*** Dataset extract ***

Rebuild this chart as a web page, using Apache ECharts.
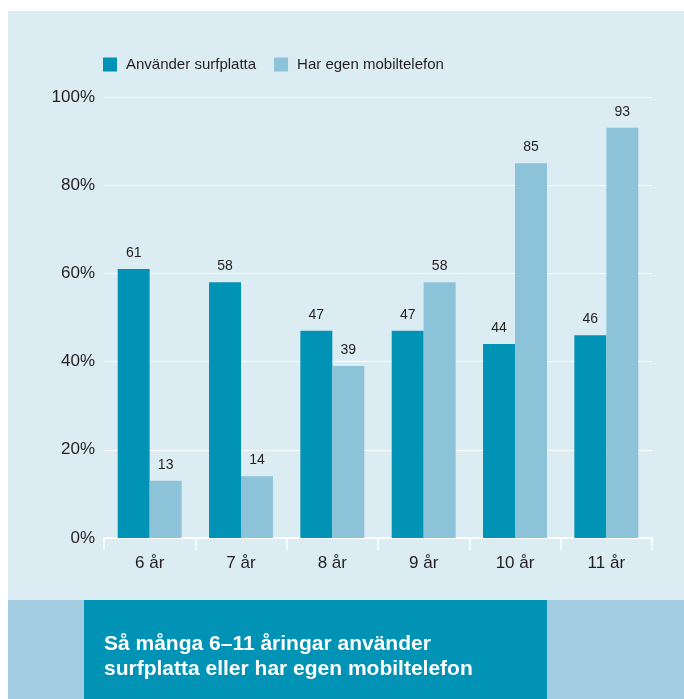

***
*** Dataset extract ***

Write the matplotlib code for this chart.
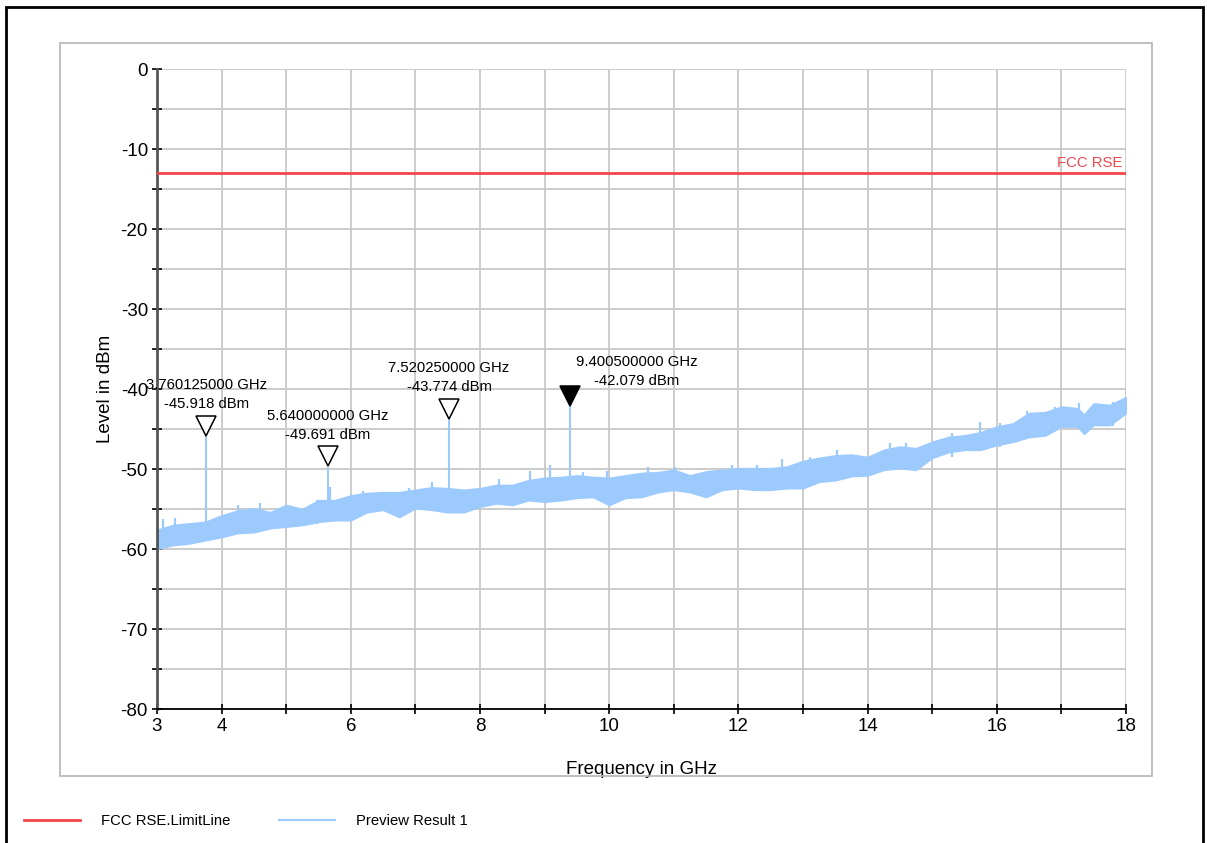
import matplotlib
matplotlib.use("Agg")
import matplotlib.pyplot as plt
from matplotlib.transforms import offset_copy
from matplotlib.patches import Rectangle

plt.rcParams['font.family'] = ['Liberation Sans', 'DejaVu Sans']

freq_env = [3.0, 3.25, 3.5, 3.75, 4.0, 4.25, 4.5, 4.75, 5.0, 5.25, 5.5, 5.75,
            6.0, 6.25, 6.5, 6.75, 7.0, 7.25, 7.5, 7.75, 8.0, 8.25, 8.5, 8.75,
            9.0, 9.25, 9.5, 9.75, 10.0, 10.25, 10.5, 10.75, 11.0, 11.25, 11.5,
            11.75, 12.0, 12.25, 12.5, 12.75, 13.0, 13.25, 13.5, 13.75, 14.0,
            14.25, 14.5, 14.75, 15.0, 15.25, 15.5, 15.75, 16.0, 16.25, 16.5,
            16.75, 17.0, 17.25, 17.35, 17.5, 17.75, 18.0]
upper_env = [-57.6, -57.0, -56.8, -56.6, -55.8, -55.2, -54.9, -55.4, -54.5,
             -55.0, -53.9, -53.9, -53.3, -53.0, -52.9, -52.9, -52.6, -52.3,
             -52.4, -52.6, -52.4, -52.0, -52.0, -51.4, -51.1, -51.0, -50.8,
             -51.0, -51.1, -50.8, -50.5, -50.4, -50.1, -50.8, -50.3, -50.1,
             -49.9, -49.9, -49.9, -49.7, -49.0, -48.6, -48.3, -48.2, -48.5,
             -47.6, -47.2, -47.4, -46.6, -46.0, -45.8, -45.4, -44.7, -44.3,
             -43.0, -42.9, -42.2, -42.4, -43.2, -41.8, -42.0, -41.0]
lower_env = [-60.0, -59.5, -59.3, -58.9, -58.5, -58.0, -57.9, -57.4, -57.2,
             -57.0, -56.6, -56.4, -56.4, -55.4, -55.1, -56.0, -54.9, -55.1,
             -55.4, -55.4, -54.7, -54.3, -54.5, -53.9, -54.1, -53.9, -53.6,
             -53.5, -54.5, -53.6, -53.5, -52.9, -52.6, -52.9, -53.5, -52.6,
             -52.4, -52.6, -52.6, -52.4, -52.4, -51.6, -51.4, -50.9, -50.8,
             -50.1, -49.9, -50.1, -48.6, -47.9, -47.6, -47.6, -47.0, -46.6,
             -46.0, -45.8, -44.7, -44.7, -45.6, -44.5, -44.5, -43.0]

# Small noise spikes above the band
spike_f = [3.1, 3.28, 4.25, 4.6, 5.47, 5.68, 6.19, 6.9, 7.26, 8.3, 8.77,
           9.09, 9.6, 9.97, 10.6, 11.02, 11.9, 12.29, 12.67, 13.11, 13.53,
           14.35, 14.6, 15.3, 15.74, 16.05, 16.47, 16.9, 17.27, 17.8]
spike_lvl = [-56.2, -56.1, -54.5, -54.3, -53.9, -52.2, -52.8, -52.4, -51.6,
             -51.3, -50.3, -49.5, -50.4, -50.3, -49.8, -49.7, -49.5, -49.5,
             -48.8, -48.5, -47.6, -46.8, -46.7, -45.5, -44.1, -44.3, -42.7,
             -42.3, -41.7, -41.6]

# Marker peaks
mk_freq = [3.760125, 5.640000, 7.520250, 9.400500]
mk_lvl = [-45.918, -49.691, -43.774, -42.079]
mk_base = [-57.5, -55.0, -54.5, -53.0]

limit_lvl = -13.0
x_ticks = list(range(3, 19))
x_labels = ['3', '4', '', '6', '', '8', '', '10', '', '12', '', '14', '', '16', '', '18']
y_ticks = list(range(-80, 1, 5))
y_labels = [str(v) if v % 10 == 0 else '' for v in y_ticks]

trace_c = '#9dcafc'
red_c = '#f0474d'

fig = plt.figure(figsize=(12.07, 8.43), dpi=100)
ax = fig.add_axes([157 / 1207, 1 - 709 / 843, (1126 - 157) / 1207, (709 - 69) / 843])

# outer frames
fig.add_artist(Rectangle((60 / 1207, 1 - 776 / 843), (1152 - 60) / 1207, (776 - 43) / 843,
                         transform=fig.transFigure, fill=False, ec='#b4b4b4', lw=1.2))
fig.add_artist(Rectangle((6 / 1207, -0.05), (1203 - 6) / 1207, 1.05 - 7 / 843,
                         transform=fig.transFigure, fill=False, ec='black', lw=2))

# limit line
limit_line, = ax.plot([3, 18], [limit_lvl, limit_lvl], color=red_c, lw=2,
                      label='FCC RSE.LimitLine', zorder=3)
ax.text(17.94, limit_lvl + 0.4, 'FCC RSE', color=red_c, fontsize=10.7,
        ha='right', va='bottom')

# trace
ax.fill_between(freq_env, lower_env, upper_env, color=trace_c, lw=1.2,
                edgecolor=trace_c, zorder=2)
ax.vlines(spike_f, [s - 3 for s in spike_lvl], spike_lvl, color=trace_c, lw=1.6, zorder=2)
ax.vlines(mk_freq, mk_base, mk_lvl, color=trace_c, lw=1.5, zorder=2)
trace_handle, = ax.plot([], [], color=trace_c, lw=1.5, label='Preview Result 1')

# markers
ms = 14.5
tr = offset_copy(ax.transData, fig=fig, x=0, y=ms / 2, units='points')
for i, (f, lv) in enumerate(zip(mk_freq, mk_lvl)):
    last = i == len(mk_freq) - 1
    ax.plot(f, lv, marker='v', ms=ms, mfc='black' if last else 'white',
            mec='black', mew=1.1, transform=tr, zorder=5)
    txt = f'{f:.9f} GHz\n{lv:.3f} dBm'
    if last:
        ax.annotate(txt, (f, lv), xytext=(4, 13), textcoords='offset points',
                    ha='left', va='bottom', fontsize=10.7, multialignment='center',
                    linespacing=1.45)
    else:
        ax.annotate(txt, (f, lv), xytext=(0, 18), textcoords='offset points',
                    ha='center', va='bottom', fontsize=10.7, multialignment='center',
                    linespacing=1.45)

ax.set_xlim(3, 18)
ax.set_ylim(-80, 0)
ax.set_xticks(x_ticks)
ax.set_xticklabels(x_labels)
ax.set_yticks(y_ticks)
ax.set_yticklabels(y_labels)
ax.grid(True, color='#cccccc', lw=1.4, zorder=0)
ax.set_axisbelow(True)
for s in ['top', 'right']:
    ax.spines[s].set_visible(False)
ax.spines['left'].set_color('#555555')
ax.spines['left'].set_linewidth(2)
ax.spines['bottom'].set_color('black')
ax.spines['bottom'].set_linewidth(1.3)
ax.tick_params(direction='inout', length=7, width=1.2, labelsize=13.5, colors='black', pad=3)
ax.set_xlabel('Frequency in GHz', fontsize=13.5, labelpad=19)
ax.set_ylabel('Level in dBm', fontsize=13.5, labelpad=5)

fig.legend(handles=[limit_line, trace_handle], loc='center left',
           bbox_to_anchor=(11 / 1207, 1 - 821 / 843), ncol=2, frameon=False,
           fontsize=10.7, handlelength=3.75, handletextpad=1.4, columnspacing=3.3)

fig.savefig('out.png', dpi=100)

***
*** Dataset extract ***

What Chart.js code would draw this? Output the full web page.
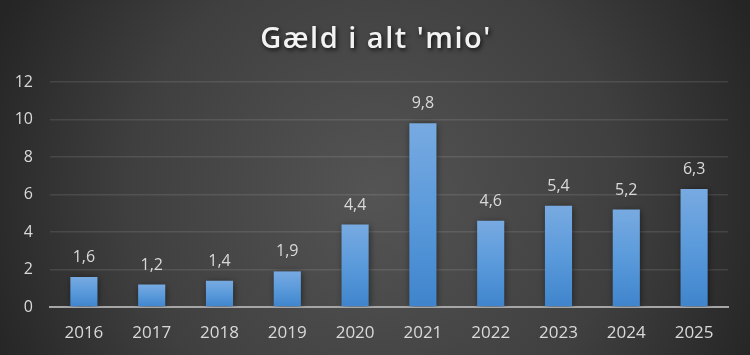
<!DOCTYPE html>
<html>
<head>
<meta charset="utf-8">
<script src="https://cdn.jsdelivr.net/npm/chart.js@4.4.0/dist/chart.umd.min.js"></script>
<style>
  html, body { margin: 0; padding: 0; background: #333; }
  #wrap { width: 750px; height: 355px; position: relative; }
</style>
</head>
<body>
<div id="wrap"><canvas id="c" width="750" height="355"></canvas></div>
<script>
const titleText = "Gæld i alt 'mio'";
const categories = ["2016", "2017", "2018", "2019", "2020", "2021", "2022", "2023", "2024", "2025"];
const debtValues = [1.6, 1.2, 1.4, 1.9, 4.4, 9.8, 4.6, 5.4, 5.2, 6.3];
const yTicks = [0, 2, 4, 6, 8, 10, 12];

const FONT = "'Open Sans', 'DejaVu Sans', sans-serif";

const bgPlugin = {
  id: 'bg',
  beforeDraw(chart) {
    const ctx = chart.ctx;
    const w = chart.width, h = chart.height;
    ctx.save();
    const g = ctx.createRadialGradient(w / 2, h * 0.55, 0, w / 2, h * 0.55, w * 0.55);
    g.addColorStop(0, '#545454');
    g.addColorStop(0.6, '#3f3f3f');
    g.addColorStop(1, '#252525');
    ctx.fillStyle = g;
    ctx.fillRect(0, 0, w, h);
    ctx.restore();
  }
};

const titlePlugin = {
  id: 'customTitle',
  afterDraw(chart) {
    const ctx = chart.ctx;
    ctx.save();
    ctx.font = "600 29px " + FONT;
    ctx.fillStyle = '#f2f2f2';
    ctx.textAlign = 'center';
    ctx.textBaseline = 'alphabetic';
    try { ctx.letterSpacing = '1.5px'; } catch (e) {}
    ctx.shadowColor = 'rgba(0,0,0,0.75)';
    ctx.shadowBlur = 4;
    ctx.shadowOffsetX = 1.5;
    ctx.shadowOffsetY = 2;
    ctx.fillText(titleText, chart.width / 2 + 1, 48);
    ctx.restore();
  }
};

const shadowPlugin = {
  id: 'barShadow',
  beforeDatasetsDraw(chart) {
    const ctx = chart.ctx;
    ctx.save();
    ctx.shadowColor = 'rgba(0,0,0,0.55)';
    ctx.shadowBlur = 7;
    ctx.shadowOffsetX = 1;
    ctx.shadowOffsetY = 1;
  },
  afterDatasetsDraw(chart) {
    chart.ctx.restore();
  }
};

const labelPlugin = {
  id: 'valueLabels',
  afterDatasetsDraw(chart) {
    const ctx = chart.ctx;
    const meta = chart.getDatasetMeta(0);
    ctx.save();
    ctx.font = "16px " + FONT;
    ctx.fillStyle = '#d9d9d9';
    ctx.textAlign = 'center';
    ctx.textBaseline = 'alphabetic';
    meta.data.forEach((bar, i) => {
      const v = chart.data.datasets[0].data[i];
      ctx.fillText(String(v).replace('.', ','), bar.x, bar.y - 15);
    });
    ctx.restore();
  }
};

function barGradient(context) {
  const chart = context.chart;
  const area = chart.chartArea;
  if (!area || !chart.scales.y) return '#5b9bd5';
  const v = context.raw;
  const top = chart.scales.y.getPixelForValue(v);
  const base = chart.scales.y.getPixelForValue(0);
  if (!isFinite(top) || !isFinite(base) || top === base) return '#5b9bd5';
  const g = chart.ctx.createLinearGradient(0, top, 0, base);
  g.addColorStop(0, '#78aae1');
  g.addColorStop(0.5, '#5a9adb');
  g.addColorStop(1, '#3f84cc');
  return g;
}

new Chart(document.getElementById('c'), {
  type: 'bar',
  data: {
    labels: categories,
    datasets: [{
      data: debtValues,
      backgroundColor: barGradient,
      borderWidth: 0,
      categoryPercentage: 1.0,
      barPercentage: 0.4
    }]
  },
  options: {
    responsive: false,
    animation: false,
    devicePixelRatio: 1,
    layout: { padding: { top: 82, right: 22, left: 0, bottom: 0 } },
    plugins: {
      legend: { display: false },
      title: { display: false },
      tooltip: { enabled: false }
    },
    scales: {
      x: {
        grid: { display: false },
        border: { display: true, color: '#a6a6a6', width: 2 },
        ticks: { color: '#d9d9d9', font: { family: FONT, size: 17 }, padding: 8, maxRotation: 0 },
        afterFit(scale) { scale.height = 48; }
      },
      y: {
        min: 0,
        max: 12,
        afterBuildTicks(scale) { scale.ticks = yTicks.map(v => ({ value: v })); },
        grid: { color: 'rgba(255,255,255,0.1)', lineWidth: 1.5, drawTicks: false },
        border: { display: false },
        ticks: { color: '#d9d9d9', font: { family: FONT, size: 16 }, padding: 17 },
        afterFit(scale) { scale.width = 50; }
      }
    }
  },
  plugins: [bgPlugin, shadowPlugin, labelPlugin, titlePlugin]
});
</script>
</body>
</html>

***

# Job:
Repeat only the lines from the one holding "Write the matplotlib code for this chart." to the one holding "plt.rcParams['font.family'] = ['Liberation", both ends included, and drop the images.

# Exercise answer:
Write the matplotlib code for this chart.
import matplotlib
matplotlib.use("Agg")
import matplotlib.pyplot as plt
from matplotlib.transforms import offset_copy
from matplotlib.patches import Rectangle

plt.rcParams['font.family'] = ['Liberation Sans', 'DejaVu Sans']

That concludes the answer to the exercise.